Most school districts on Long Island are struggling to rein in tax-levy increases for next year’s budgets, with some planning teacher layoffs and program reductions in the face of harsh inflation and the possible loss of millions of dollars in New York State funding.
That’s not the case in the Montauk School District, where in June of 2023, a school board member discovered a discrepancy in his school tax bill that will lead to a tax credit for Montauk homeowners next year.
For one year only — the 2024-25 school year — taxpayers will see a credit of 7 percent in their school taxes. The school district will be returning about $1.7 million to its taxpayers this way, after school taxes were accidentally over-collected by the town tax receiver’s office. Taxpayers were charged $56 more per thousand dollars of assessed value.
“It’s the right thing to do for the taxpayers,” Nick Finazzo, the Montauk School Board member who discovered the discrepancy, said on Tuesday during a school board meeting.
Josh Odom, the Montauk superintendent, said it was also partly due to an oversight within the district, which didn’t immediately realize the error when the town sent the district its “tax sheet” laying out all the numbers. The tax sheet, he said, also included the Montauk Library’s tax levy.
“It looks like that library money was misread,” he said. “I don’t want to put it all on the town. There’s some fault there in the district.”
Becky Hansen, East Hampton’s town administrator, said yesterday that even the state’s real property tax laws acknowledge that mistakes can sometimes occur. “The town’s perspective is that based on information provided by the school district, the town collected what it believed was the appropriate amount,” she said.
The giveback of $1.7 million will show up in budget documents for the 2024-25 school year as a tax-levy decrease of about $2 million, or 13 percent. It’s very confusing, Mr. Odom said, because expenses are still rising in the district even as money is being returned.
The proposed 2024-25 school budget, while not yet set in stone, stands at $24.13 million, a year-over-year spending increase of about $1.4 million.
“We’re making extra investments in our summer camp and after school programs to keep those as robust as possible. We’re trying to invest in the health of and opportunities for our students,” Mr. Odom said.
The district is also anticipating rising costs for busing students because of the district’s remote geographical location. Montauk, which doesn’t have a cafeteria program, has also started offering fresh fruit (apples, bananas, clementines, and berries when in season) to the students if they want a snack.
But back to the overcollected money — Montauk did not spend any of it. “We put it in a high interest savings account,” Mr.
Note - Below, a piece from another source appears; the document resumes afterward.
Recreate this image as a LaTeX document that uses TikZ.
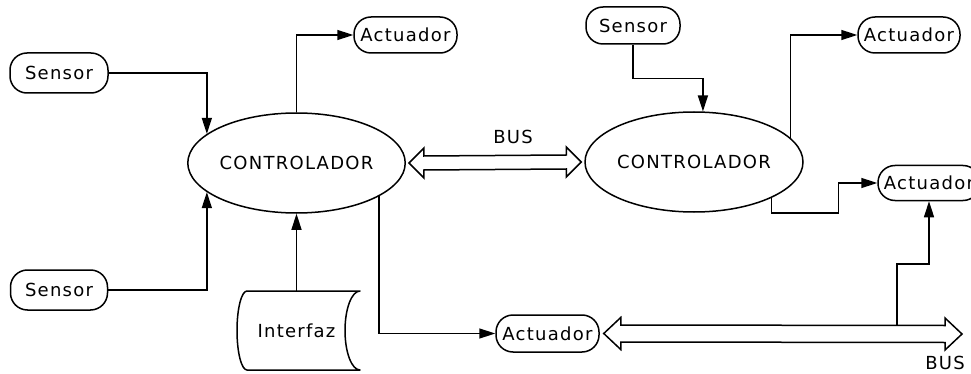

Odom said by phone yesterday, “so there’s even more benefit to the taxpayer there in that we will return those funds plus interest.”
“The awkward part,” he said, was that just one month prior to the discovery of the mistake, a supermajority of Montauk voters said “yes” to an over-the-tax-cap budget for the 2023-24 school year.
“The hard part,” Mr. Odom said, “was to find the mechanism to return it. . . . We worked with the state comptroller, our auditors, accountants, lawyers. It has been a process to find the solution that we think is the most ethical path forward for the residents of Montauk.”
After the error was discovered in June 2023, the school board moved quickly to create a “tax excess” reserve account to ensure none of it would be spent while district officials sorted it out.
Concurrently, it was also discovered that financial statements for the 2021-22 school year were in arrears. Mr. Odom and Fernando Osorio, Montauk’s business administrator, took on a complete review of them, and on Tuesday this week, the school board approved a batch of financial statements and budget transfers that closed out that issue.
“We’re caught up and everything’s being submitted,” Mr. Odom said. “We should be back on schedule with all the future statements. On a fiscal level for Montauk, it’s been a very productive year. If there’s a silver lining, it’s that moving forward, the district is in a really healthy place.”